Twitter is a funny thing. It connects us, it gives us access to horrors beyond the pale in our daily news cycle, soon, it will stream Tucker Carlson to bigots around the world. One thing it rarely does is sell books, especially ones that have been out for a few years. That is, apparently, unless you’re a Trigun fan named after the sizeable wang of one of its heroes.
“Read this. DO NOT look up anything about it. just read it. it’s only like 200 pages u can download it on audible it’s only like four hours,” Twitter user @maskofbun—known by the username Bigolas Dickolas Wolfwood in reference to the cross-wielding assassin Nicholas D. Wolfwood from the anime/manga series Trigun—wrote on May 7 to their approximately 15,000 followers on the platform. “Do it right now i’m very extremely serious.”

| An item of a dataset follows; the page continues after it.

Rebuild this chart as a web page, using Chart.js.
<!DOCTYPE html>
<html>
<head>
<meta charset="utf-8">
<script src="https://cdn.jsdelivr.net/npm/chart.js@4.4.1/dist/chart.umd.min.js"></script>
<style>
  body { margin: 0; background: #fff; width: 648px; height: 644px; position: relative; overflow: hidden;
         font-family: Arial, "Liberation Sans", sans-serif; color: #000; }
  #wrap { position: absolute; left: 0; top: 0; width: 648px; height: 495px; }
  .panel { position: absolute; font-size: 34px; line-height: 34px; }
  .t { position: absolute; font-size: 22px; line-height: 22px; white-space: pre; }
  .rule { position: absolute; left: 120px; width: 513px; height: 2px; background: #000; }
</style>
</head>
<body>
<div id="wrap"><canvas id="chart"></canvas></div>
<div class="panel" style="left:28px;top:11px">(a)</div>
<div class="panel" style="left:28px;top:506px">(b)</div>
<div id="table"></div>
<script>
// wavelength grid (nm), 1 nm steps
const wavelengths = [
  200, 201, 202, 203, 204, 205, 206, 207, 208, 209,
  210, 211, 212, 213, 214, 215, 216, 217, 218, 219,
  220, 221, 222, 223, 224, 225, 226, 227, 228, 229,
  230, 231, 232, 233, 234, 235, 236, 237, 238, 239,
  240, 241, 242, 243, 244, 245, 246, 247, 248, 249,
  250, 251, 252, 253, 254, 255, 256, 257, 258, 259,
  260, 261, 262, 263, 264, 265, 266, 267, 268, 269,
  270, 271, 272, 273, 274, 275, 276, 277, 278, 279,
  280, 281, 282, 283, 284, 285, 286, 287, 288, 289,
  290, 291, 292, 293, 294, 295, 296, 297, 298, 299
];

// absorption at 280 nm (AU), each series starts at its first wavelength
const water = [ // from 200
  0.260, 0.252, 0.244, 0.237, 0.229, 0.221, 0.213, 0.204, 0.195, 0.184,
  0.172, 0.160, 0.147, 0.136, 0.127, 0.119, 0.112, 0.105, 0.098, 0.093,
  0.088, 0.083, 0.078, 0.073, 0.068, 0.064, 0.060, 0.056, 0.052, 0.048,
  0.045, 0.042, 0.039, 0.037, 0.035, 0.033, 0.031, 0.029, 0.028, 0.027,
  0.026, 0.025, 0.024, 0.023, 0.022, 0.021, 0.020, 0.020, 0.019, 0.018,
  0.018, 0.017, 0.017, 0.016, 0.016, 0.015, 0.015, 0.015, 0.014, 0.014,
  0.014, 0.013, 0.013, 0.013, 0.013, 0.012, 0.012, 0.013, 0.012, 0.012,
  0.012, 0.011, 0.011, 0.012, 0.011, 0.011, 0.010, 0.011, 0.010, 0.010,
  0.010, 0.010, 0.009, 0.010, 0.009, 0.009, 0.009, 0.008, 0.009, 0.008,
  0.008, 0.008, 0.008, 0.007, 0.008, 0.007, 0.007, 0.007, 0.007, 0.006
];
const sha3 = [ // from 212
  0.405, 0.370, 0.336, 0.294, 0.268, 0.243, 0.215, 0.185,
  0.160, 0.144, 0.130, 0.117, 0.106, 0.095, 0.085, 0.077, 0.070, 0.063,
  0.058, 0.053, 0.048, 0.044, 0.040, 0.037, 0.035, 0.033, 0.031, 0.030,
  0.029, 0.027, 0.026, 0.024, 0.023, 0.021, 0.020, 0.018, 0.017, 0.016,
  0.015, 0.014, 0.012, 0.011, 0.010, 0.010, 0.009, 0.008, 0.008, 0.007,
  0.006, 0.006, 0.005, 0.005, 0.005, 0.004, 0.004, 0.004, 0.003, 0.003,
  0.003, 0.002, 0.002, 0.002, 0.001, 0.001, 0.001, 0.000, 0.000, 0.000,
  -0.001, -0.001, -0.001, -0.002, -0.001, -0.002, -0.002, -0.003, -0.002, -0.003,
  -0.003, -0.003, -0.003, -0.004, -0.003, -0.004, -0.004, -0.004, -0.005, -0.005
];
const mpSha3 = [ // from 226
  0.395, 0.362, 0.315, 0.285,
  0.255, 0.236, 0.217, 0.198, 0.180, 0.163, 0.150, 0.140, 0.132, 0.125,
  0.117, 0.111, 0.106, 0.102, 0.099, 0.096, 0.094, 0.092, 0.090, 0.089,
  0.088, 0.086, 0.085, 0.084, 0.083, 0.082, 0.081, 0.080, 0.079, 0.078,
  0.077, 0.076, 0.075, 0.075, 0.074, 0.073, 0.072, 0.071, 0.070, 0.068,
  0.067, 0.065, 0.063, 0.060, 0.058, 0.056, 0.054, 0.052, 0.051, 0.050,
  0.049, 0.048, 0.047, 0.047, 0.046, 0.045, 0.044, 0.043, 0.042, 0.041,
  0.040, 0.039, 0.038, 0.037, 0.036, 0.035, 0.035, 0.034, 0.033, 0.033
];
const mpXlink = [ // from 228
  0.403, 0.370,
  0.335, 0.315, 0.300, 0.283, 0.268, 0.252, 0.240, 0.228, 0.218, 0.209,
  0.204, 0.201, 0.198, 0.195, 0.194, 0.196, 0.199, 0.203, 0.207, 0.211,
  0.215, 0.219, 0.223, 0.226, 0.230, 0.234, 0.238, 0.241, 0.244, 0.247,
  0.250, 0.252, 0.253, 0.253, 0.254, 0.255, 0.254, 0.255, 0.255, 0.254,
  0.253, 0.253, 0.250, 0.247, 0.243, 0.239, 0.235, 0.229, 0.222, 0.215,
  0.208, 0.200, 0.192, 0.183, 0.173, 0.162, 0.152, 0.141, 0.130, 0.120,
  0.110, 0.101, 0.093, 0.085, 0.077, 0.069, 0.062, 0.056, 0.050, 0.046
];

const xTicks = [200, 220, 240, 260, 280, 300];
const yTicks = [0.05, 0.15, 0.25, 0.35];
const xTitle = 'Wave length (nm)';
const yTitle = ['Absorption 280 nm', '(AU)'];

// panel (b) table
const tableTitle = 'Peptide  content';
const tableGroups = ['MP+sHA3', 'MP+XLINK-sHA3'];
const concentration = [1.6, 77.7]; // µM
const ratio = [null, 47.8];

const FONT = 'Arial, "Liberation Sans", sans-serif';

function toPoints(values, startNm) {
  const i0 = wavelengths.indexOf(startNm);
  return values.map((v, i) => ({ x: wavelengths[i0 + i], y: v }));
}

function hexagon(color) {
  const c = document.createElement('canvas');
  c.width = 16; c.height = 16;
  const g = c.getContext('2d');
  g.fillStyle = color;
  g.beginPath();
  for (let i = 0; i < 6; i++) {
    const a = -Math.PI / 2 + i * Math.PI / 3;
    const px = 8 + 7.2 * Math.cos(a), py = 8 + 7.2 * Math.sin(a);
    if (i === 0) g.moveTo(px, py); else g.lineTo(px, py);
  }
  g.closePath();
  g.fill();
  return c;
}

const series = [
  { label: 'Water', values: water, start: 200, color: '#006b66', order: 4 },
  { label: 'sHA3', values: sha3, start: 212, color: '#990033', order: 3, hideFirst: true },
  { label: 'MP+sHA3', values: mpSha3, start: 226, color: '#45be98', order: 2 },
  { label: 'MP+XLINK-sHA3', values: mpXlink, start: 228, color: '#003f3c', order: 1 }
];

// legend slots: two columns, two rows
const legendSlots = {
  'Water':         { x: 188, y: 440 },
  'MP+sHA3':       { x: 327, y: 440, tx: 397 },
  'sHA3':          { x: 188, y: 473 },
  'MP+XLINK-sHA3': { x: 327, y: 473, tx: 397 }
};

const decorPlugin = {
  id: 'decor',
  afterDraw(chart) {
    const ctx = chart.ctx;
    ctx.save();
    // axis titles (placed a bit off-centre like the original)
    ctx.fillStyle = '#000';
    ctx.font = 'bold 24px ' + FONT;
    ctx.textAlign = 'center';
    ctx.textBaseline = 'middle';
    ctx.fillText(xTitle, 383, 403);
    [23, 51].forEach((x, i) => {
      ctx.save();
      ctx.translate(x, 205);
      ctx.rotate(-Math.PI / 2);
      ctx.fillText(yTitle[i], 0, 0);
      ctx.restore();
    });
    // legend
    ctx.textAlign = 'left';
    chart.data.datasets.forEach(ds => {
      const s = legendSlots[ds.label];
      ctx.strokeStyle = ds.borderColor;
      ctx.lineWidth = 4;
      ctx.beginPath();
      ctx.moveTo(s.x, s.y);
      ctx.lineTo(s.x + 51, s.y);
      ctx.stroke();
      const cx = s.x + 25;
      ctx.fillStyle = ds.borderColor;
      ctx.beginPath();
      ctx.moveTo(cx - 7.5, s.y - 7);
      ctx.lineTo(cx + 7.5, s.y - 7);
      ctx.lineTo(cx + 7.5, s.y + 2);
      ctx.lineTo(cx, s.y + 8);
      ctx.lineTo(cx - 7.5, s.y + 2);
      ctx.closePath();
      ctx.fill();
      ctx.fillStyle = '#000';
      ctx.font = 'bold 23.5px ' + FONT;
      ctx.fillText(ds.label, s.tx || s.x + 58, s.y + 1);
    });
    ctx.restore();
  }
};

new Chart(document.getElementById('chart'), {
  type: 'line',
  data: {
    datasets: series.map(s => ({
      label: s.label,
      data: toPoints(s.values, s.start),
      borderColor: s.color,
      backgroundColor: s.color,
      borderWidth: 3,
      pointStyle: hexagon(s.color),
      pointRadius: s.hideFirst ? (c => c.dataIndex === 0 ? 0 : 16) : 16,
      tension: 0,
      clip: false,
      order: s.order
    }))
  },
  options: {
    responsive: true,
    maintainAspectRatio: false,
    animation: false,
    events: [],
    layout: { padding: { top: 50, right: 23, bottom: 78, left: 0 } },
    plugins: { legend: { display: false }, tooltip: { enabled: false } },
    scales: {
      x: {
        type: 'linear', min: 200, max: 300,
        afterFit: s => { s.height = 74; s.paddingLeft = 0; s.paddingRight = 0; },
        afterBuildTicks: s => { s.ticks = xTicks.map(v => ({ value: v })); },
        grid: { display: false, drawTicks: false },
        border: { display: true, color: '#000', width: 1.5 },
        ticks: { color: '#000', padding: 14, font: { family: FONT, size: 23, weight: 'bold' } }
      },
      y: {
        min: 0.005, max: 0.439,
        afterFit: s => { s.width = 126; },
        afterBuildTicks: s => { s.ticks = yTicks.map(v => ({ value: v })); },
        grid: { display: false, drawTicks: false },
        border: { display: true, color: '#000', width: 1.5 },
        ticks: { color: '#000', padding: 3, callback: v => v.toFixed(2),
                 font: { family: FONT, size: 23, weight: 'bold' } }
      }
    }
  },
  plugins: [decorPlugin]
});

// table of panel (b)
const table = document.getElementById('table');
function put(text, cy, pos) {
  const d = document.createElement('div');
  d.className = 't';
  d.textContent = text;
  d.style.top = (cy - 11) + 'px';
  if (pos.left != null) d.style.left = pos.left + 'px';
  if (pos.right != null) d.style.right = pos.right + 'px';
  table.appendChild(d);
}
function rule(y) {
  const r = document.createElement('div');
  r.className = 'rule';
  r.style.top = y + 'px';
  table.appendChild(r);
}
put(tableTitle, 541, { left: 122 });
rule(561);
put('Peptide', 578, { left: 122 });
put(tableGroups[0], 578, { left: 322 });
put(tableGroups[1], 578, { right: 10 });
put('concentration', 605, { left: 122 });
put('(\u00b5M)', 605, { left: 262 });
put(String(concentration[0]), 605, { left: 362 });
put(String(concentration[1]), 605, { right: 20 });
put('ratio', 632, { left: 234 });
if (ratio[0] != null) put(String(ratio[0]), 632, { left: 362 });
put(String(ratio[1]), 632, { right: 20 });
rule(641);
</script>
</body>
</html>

The “this” in question is Amal El-Mohtar and Max Gladstone’s This Is How You Lose the Time War, the 2019 Hugo and Nebula-award winning sci-fi epistolary novel, telling the tale of two rival time-traveling agents working against each other and then falling in love through the letters and notes they leave for each other across time and space. In the days since the tweet went viral, on Bigolas’ recommendation, sales of the book on Amazon skyrocketed, landing Time War into the site’s bestsellers list as the sixth most popular book on the platform as of writing.
Of all books. Not just LGBTQ+ sci-fi, where its Kindle version is number one, nor in the wider genre of sci-fi romance, where the paperback is also number one. Not just in Time Travel sci-fi, where its audiobook sits at... well, number one. All books. On the biggest e-commerce platform in the world. Even the producer of the recent reboot anime Trigun Stampede, Yoshihiro Watanabe, has gotten in on the fun, simply tweeting today “Have I bought the book? Yes.”
This isn’t just an anomaly, in that social media trends rarely drive book sales specifically. Especially so with contemporary Twitter, as it seemingly circles the drain of relevance the longer Elon Musk continues to poke at it in his era of chaotic ownership, drowning in a sea of crypto scam ads and the people with the worst opinions on the planet paying eight bucks a month to make you see those opinions. But it’s also in the fact that This Is How You Lose the Time War is four years into its release cycle at this point. It was very successful at the time of release, garnering widespread critical appraisal, and as previously mentioned, winning the Hugo and Nebula awards for best novella in 2020. But outside of major books and franchise stalwarts it’s rare to see a four-year old novel hit this kind of resurgence.
It’s an event that is similarly baffling to one of its authors. In a personal blog post titled “I tried to title this post for 20 minutes and failed,” El-Mohtar expressed her own bewildered delight at the situation, both in Time War’s sales boost and in the discovery of Trigun fandom, and Trigun fandom centered around horniness for a giant-cross-gun-wielding space assassin specifically. “As far as I can tell, someone going by the name Bigolas Dickolas Wolfwood runs a fan account for a 90s anime called Trigun which was recently rebooted, and tweeted about loving Time War with imperative enthusiasm, and somehow over the course of 24 hours that tweet went viral with people chiming in to say how much, how passionately, how violently they love the book, and it blew up,” El-Mohtar wrote. “Despite the fact that Twitter Does Not Sell Books enough people bought our book in a short enough period that whatever algorithmic alchemy determines Amazon’s best-sellers took notice, and the upshot of it all is that corporate marketing people at Simon & Schuster now know the name Bigolas Dickolas.”
It’s a fascinating insight into how Amazon and its algorithmic-driven storefront have dominated the bookselling industry in its decades-long rise to dominance—and how on a whim a change in the search and trending data that drives the entire internet at large this point can either doom media to obscurity or propel it to bizarre new heights. We are all at the behest of the almighty grip of SEO existing online, a great equalizer that unites everyone from award-winning sci-fi authors to anime fans.
“I cannot explain it, and am releasing the desire to try,” El-Mohtar concluded. “This is lightning striking repeatedly into the same bottle, and all I can do is marvel at it and give thanks for it. Not just to Bigolas Dickolas—blessed be their name—but to every person who read this book and loved it enough to share their passion for it at any point in the last four years. Max and I are so grateful, so overwhelmed, and so delighted.”